COVID-19: Inhalatives Steroid bei ambulanten Patienten erneut ohne Wirkung

Durham/North Carolina – Während die Behandlung mit oralem oder intravenösem Dexamethason bei hospitalisierten Patienten mit COVID-19 zum Standard gehört, hat sich eine inhalative Behandlung mit Steroiden bei leichten Erkrankungen nicht durchgesetzt.
In der Studie ACTIV-6 hat Fluticason die Erholung erneut nicht beschleunigen können. Nach den jetzt im New England Journal of Medicine (2023; DOI: 10.1056/NEJMoa2209421) publizierten Ergebnissen ist ein Anstieg von Komplikationen nicht ganz auszuschließen.
Bei COVID-19 kommt es häufig zu einer überschießenden Immunreaktion, die dem Körper mehr schadet als nutzt. Eine Behandlung mit Steroiden kann dem gegensteuern. Die RECOVERY-Studie hatte bereits im Juni 2020 gezeigt, dass eine niedrig-dosierte Behandlung mit Dexamethason die Überlebenschancen von hospitalisierten Patienten verbessern kann. Es war damals die erste wirksame Behandlung bei COVID-19.
Bei leichten Erkrankungen stehen entzündliche Reaktionen weniger im Vordergrund, und die Versuche, den Verlauf durch die Behandlung mit inhalativen Steroiden günstig zu beeinflussen, haben nicht zu eindeutigen Ergebnissen geführt. In 2 offenen randomisierten Studien (PRINCIPLE und STOIC) kam es unter der Anwendung von inhalativem Budesonid über 14 Tage zwar zu einer schnelleren Genesung und tendenziell auch zu einer Verringerung von Krankenhausaufenthalten oder Todesfällen.

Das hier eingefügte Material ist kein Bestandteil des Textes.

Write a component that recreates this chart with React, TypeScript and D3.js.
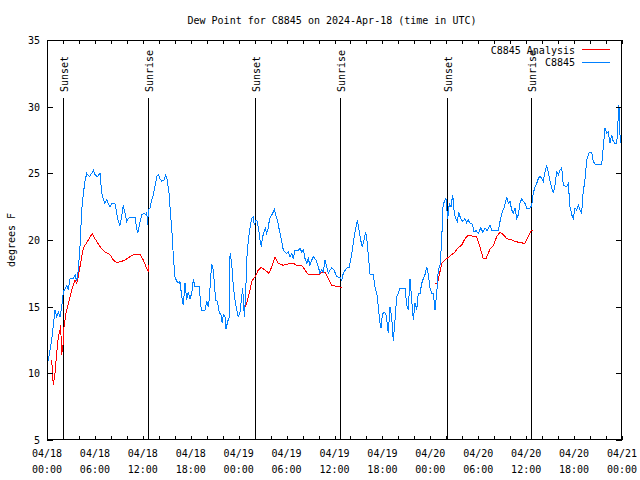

In 3 randomisierten Studien (CONTAIN, COVERAGE und Clemency et al.), von denen 2 Doppelblindstudien waren, konnte die Erkrankungsdauer mit inhaliertem Ciclesonid (in einer Dosis von 640 µg pro Tag) dagegen nicht verkürzt werden.
Die Leitlinien raten deshalb von einem Einsatz von Kortikoiden bei leichten oder mittelschweren Erkrankungen ab – zumal mit Nirmatrelvir/Ritonavir und Molnupiravir oder auch Remdesivir effektive Virustatika zu Verfügung stehen (während die Antikörperpräparate gegen die aktuellen Omikron-Varianten nicht mehr wirken).
Diese Einschätzung wird durch die jetzt publizierten Ergebnisse der Studie ACTIV-6 bestätigt. An 91 Zentren in den USA waren 1.277 ambulante COVID-19-Patienten im Alter von median 45 Jahren, deren Symptombeginn nicht länger als 7 Tage zurücklag, auf eine 14-tägige Behandlung mit inhalativem Fluticason (200 µg/Tag) oder Placebo randomisiert. Fluticason ist etwa 4-fach stärker als Budesonid, so dass die Dosierung von Fluticason in ACTIV-6 mit der Dosis von 800 µg Budesonid in PRINCIPLE und STOIC vergleichbar ist.
Primärer Endpunkt der Studie ACTIV-6 war die Dauer bis zur vollständigen Erholung (definiert als 3. aufeinander folgender Tag ohne Symptome).
Wie das Team um Susanna Naggie vom Duke Clinical Research Institute in Durham/North Carolina berichtet, hatten sich die Patienten in der Fluticason-Gruppe im Durchschnitt nach 11,2 Tagen erholt gegenüber 11,3 Tagen in der Placebogruppe.
Die Hazard Ratio von 1,01 war selbstverständlich nicht signifikant und das 95-%-Konfidenzintervall von 0,91 bis 1,12 schließt weitgehend aus, dass ein Vor- oder Nachteil übersehen wurde.
Die Zahl der Hospitalisierungen, der wichtigste sekundäre Endpunkt der Studie, war mit 3 Patienten (0,5 %) in beiden Gruppen identisch (Hazard Ratio 0,94; 0,19-4,68). Todesfälle waren nicht zu beklagen.
Dagegen kam es in der Fluticason-Gruppe mit 24 Fällen (3,7 %) häufiger zu Besuchen in Notfallambulanzen mit oder ohne Hospitalisierung als in der Placebogruppe mit 13 Fällen (2,1 %). Die Hazard Ratio von 1,9 war mit einem 95-%-Konfidenzintervall von 0,8 bis 3,5 zwar nicht signifikant. Dem potenziellen Risiko stünde jedoch kein Nutzen gegenüber, so dass die Ergebnisse keine Argumente für den Einsatz von inhalativen Steroiden bei ambulanten Patienten liefern.